• [Data excerpt]:
________________________

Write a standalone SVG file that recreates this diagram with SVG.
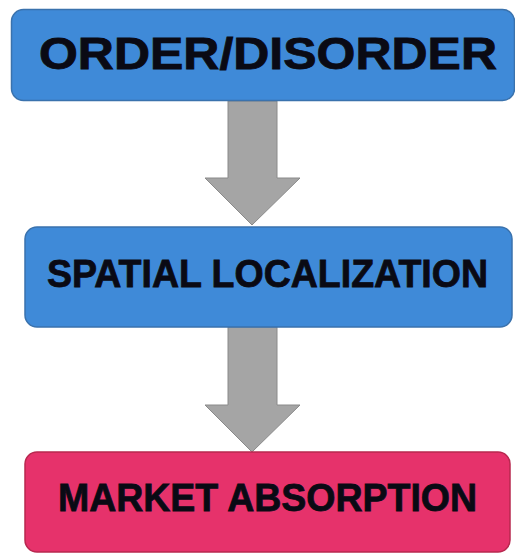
<svg xmlns="http://www.w3.org/2000/svg" width="515" height="554" viewBox="0 0 515 554">
<style>
.box{stroke-width:1.5}
.blue{fill:#3f8ad8;stroke:#3a72ad}
.pink{fill:#e6326b;stroke:#b8284f}
.lbl{font-family:"Liberation Sans",Arial,sans-serif;font-weight:bold;fill:#0a0a14;stroke:#0a0a14;stroke-width:0.8;text-anchor:start}
.arrow{fill:#a5a5a5;stroke:#8a8a8a;stroke-width:1}
</style>
<rect width="515" height="554" fill="#ffffff"/>
<g id="connectors">
<polygon class="arrow" points="228,101 277,101 277,178 300,178 252,225 205,178 228,178"/>
<polygon class="arrow" points="228,327 277,327 277,405 300,405 252,452 205,405 228,405"/>
</g>
<g id="node-order">
<rect class="box blue" x="11.5" y="9.5" width="503" height="91" rx="12"/>
<text class="lbl" x="39" y="69" font-size="44" textLength="458" lengthAdjust="spacingAndGlyphs">ORDER/DISORDER</text>
</g>
<g id="node-spatial">
<rect class="box blue" x="25" y="227" width="487" height="100" rx="12"/>
<text class="lbl" x="47" y="287" font-size="39" textLength="441" lengthAdjust="spacingAndGlyphs">SPATIAL LOCALIZATION</text>
</g>
<g id="node-market">
<rect class="box pink" x="25" y="452" width="485" height="100" rx="12"/>
<text class="lbl" x="58" y="511" font-size="39" textLength="419" lengthAdjust="spacingAndGlyphs">MARKET ABSORPTION</text>
</g>
</svg>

________________________

• [What is needed]:
Omit pictures; set down the rest of the material word for word.

• [Problem solution]:
Write a standalone SVG file that recreates this diagram with SVG.
<svg xmlns="http://www.w3.org/2000/svg" width="515" height="554" viewBox="0 0 515 554">
<style>
.box{stroke-width:1.5}
.blue{fill:#3f8ad8;stroke:#3a72ad}
.pink{fill:#e6326b;stroke:#b8284f}
.lbl{font-family:"Liberation Sans",Arial,sans-serif;font-weight:bold;fill:#0a0a14;stroke:#0a0a14;stroke-width:0.8;text-anchor:start}
.arrow{fill:#a5a5a5;stroke:#8a8a8a;stroke-width:1}
</style>
<rect width="515" height="554" fill="#ffffff"/>
<g id="connectors">
<polygon class="arrow" points="228,101 277,101 277,178 300,178 252,225 205,178 228,178"/>
<polygon class="arrow" points="228,327 277,327 277,405 300,405 252,452 205,405 228,405"/>
</g>
<g id="node-order">
<rect class="box blue" x="11.5" y="9.5" width="503" height="91" rx="12"/>
<text class="lbl" x="39" y="69" font-size="44" textLength="458" lengthAdjust="spacingAndGlyphs">ORDER/DISORDER</text>
</g>
<g id="node-spatial">
<rect class="box blue" x="25" y="227" width="487" height="100" rx="12"/>
<text class="lbl" x="47" y="287" font-size="39" textLength="441" lengthAdjust="spacingAndGlyphs">SPATIAL LOCALIZATION</text>
</g>
<g id="node-market">
<rect class="box pink" x="25" y="452" width="485" height="100" rx="12"/>
<text class="lbl" x="58" y="511" font-size="39" textLength="419" lengthAdjust="spacingAndGlyphs">MARKET ABSORPTION</text>
</g>
</svg>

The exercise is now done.